I rely on what I affectionately refer to as my “wine friends” for all sorts of wine guidance. Do they know a wine bar or shop in Tampa I should visit when I’m there seeing family? Is there a winery in Bordeaux my sister can check out when she’s in town? What birth-year wine might I consider buying for my newborn niece to drink in 21 years? I met most of them six years ago when we worked together at a restaurant in New York. They were on the wine team and I wasn’t, so this has been going on for a while.
While visiting one such friend a few weeks ago, I became absolutely goo-goo-eyed over the nearly three-foot-tall, wooden wine rack in her very chic apartment. Surely this was leftover shelving from one of the restaurants she worked in, I thought — it seemed so incredibly bespoke! “It’s from Etsy, can you believe it?” she asked. Truly, I could not. I snapped pictures of it in secret while she refilled my glass of wine, sent the shots to my sister/roommate for validation and approval, and then smashed the buy button.
The root of my wine storage problem is that I buy wine faster than I drink it, because, like many people these days, I buy bottles from my neighborhood shops and restaurants to show support, on top of being subscribed to a wine cub. This wasn’t the first time I came across a seemingly ideal method for storing my inventory — which, prior to the arrival of the 36-bottle Decomil wine rack, was spread out between a corner of the refrigerator and the bottom of a two-tier bar cart. But all the other modes of storage I had considered and let languish in digital shopping carts (read: wine coolers) had me spending hundreds of dollars; this one cost me $60.

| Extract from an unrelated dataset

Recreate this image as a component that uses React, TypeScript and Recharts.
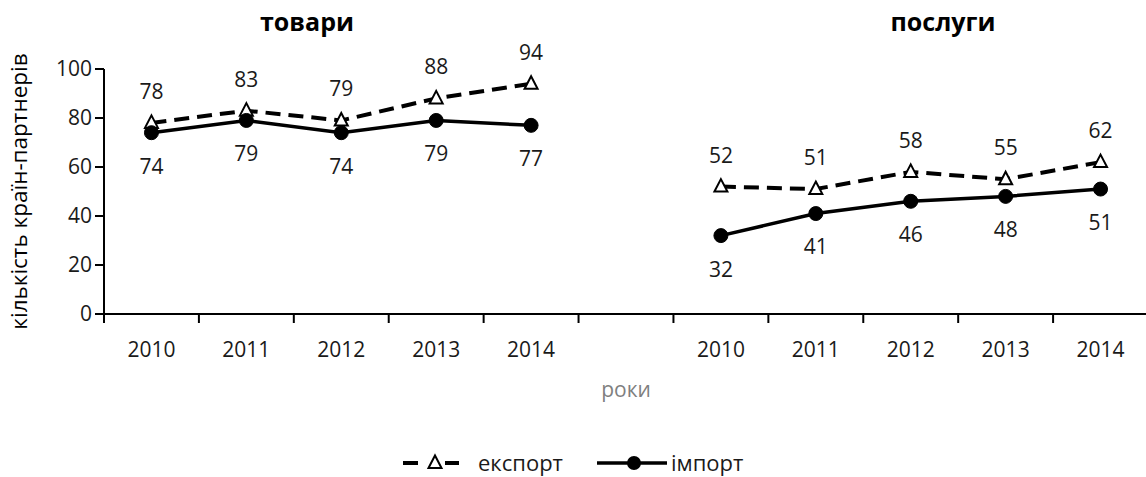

Of course, the rack won’t solve what a wine cooler or my refrigerator is able to do, which is keep bottles at sommelier-recommended temperatures and thus ready to open at virtually any time. But I’d guess that most of us feel fine popping a bottle in the fridge a couple of hours before opening it. If you’re really in a pinch, you can wrap the bottle in a wet paper towel and put it in the freezer for about 12 minutes (another pro tip from a wine friend).
Perhaps even more of a detractor than the high price tag, those wine coolers are clunky. They’re not the sort of thing that could easily fit into any room or style of decor. This wine rack, on the other hand, looks incredibly elegant when nestled next to my bar cart. It has been one of the rare home additions that hasn’t prompted me to stare at it for days asking, “Does this look weird here?”
“It’s incredibly easy to set up too,” said my friend and several Etsy commenters. And sure enough, when the bamboo pieces arrived they took about 10 minutes to come together and in a manner that felt incredibly reminiscent of playing with Lincoln logs. (It would’ve taken half the time had I paid attention to either the product shot or the instructions.) So if you’ve been flirting with buying a $400+ wine cooler, consider getting yourself a chic and much cheaper wine rack from an Etsy seller. I’m already thinking of buying myself a second 36-bottle rack to stack right on top.